I think the authors have address the comments that I concerned. It can be considered to be "Accept" in this form.

Author Response

Thank you very much for your comments and suggestions.

Reviewer 3 Report

The authors have done a great job in answering all the comments and revising the paper.

Please fix these some minor issues:

Line 41 to 42: Authors write, "BCI can only 42 read users’ minds indirectly", BCI cannot read the user's mind. BCI only uses the signals generated in response to a stimulus. Please correct this sentence.

Line 51: Please correct the spelling of word, "intensions".

Line 53 to 60: The newly added paragraph is good but it is difficult, please change this paragraph and make it more readable.

Line 98: please write, "is shown". 

Line 95 to 105: Now the stimuli section explains the paradigm well but there are still some grammatical mistakes. Please check.

 

 

Author Response

Dear reviewer:

Thank you very much for your suggestions. I corrected the mistakes as follow:

1) Line 41 to 42: I corrected this sentence into: That means, the reactive BCI  only uses the signals generated in response to a stimulus, and reflects users’ minds indirectly.

2) Line 51: I corrected the spelling of word, "intentions".

3) Line 53 to 60: I changed the paragraph into: It is imperative to develop new cognitive EEG features to enrich the interaction manners between the brain and computer. For this, two aspects need to be taken into further consideration. Firstly, which kind of cognitive function can express brain’s intention in a more direct way. Secondly, whether the selected cognitive function can induce detectable and usable EEG features for BCI controls. To solve this problem, this study investigated the endogenous neural signatures triggered by timing prediction, and tested the separability of corresponding EEG signatures.

4) Line 98: I have corrected it, "is shown". 

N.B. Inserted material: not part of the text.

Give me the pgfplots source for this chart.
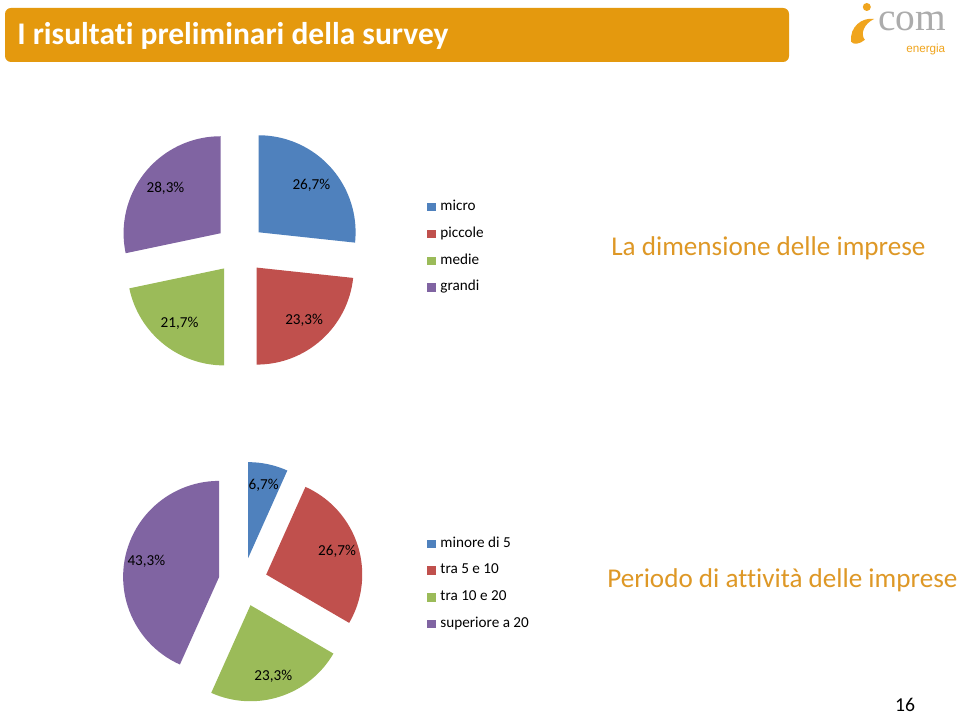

5) Line 95 to 105: I checked the paragraph, and the words that have been corrected were shown in BOLD type:

• This study embodied the ‘temporal template’ as the specific time intervals of a double-flash. It was presented by a 15*15 mm² LED, which was placed at the eye level 80cm away from subjects. To obtain a precise control of time, a chronometric FPGA platform (Cyclone Ⅱ: EP2C8T144C8) with a time precise of 20 ns was adapted to drive the stimuli. The detailed procedure of each experimental trial is shown in Figure 1(a). To be specific, a trial was started with an auditory cue lasting for 1000ms. After the cue, there was a blank period with a duration randomly selected from 1000, 1500 and 2000ms. Then, the double-flash emerged, in which the lasting time of each flash was 120ms, the time-interval (TI) between the two flashes onset moments was 400, 600 or 900ms. Despite the difference of the three intervals seems subtle, our previous study has demonstrated that subjects can successfully discriminate them [31]. Lastly, there was a blank period between 1600 and 2600ms before the next trial. Thirty trials made up one block, in which the TI400, TI600 and TI900 double-flash were presented randomly with an equal probability. There were totally twelve blocks.